Avete anche i membri di Unrwa nel nord di Gaza. Sono sempre al lavoro? Stanno pensando di spostarsi verso Sud?
Loro sono ancora lì, nei centri dei due campi profughi e non siamo in grado di garantire la sicurezza di queste persone perché non siamo più certi del livello di sicurezza. Ovviamente abbiamo comunicato alle autorità israeliane dove si trovano questi centri, lo sanno da prima che questa crisi esplodesse. Non possiamo dire loro se rimanere nei rifugi o andare a sud perché nemmeno noi sappiamo qual è la soluzione migliore.
Sono circolate informazioni riguardo a raid israeliani che hanno colpito persone dirette verso il Sud di Gaza. potete confermare?
L’unica cosa che posso dirle è che siamo un’organizzazione umanitaria e non seguiamo ogni singolo incidente all’interno della Striscia. ma posso dirle cosa succede nei nostri rifugi: siamo totalmente sovraccarichi, oltre le nostre capacità. Stiamo accogliendo 500mila persone al riparo nelle nostre scuole, altre persone hanno raggiunto gli help center. È veramente molto caotico e non riusciamo a distribuire cibo e acqua. Abbiamo forniture limitate e fino a quando l’assedio di Gaza non sarà interrotto non riusciremo a distribuire i beni di prima necessità. La situazione è molto fluida, quindi è molto difficile capire chi si sta spostando, verso dove e quando.
Come sa, Israele sta chiedendo all’Egitto di aprire il valico di Rafah per far defluire le persone fuori dalla Striscia. Ma è possibile allestire un campo tendato in un luogo come il Sinai in un tempo così ristretto?

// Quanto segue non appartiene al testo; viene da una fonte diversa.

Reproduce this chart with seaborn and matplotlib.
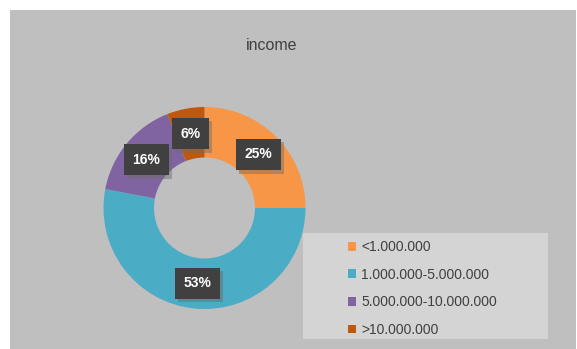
import matplotlib
matplotlib.use("Agg")
import matplotlib.pyplot as plt
import matplotlib.patheffects as pe
from matplotlib.patches import Rectangle, Patch
import seaborn as sns

# Income brackets and their shares (%)
categories = ["<1.000.000", "1.000.000-5.000.000", "5.000.000-10.000.000", ">10.000.000"]
shares = [25, 53, 16, 6]
colors = ["#f79646", "#4bacc6", "#8064a2", "#c0580b"]
title = "income"

sns.set_theme(style="white")
plt.rcParams["font.family"] = ["Liberation Sans", "DejaVu Sans"]

W, H = 577, 349
fig = plt.figure(figsize=(W / 100, H / 100), dpi=100, facecolor="white")

def px_rect(x0, y0, x1, y1, **kw):
    """Rectangle given in pixel coordinates measured from the top-left corner."""
    return Rectangle((x0 / W, 1 - y1 / H), (x1 - x0) / W, (y1 - y0) / H,
                     transform=fig.transFigure, **kw)

# chart area background
fig.add_artist(px_rect(10, 10, 576, 349, facecolor="#bfbfbf", edgecolor="none", zorder=0))

# donut axes: centre (204.5, 208) px, outer radius 101 px
cx, cy, r = 204.5, 208, 101
half = 120
ax = fig.add_axes([(cx - half) / W, (H - cy - half) / H, 2 * half / W, 2 * half / H])
ax.set_facecolor("none")
ax.axis("off")

wedges, texts, autotexts = ax.pie(
    shares, colors=colors, startangle=90, counterclock=False, radius=1,
    wedgeprops=dict(width=0.5, linewidth=0),
    autopct=lambda p: f"{round(p)}%", pctdistance=0.75,
    textprops=dict(color="white", fontsize=10, fontweight="bold"),
)
ax.set_xlim(-half / r, half / r)
ax.set_ylim(-half / r, half / r)
ax.set_aspect("equal")

for t in autotexts:
    t.set_bbox(dict(boxstyle="square,pad=0.62", facecolor="#404040", edgecolor="none"))
    t.get_bbox_patch().set_path_effects([
        pe.SimplePatchShadow(offset=(2.5, -2.5), shadow_rgbFace="#6a6a6a", alpha=0.45),
        pe.Normal(),
    ])

# title
fig.text(272 / W, 1 - 46 / H, title, ha="center", va="center", fontsize=11.5, color="#404040")

# legend panel
fig.add_artist(px_rect(303, 233, 548, 339, facecolor="#d4d4d4", edgecolor="none", zorder=1))
handles = [Patch(facecolor=c, edgecolor="none") for c in colors]
leg = fig.legend(
    handles, categories, loc="upper left", bbox_to_anchor=(348 / W, 1 - 240 / H),
    frameon=False, fontsize=10, handlelength=0.6, handleheight=0.6,
    handletextpad=0.35, labelspacing=0.98, borderpad=0, borderaxespad=0,
    labelcolor="#404040",
)
leg.set_zorder(2)

fig.savefig("out.png", dpi=100, facecolor="white")
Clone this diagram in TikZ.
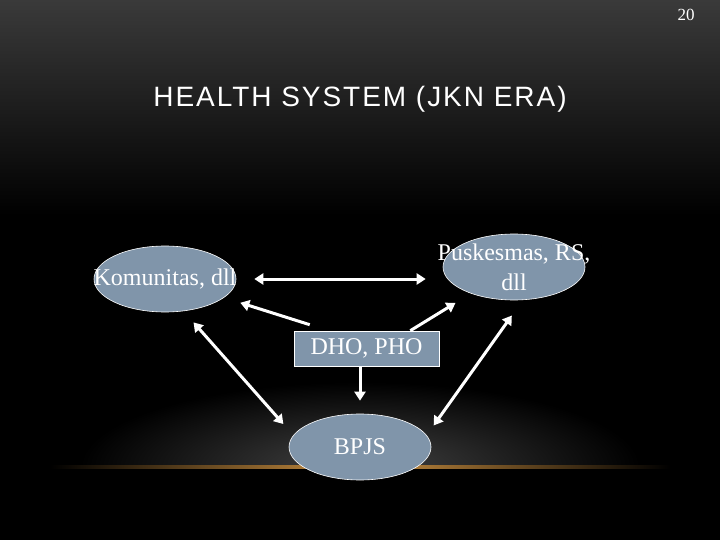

Credo sia ancora presto per riflettere su questo. Al momento ciò che conta è, prima di tutto, che le violenze cessino e, secondo, che le operazioni umanitarie a Gaza possano ripartire grazie alle forniture. prima che la crisi scoppiasse riuscivamo a distribuire cibo a mezzo milione di persone, adesso abbiamo dovuto interrompere queste operazioni. Dobbiamo tornare a fare il lavoro che adesso non riusciamo a svolgere.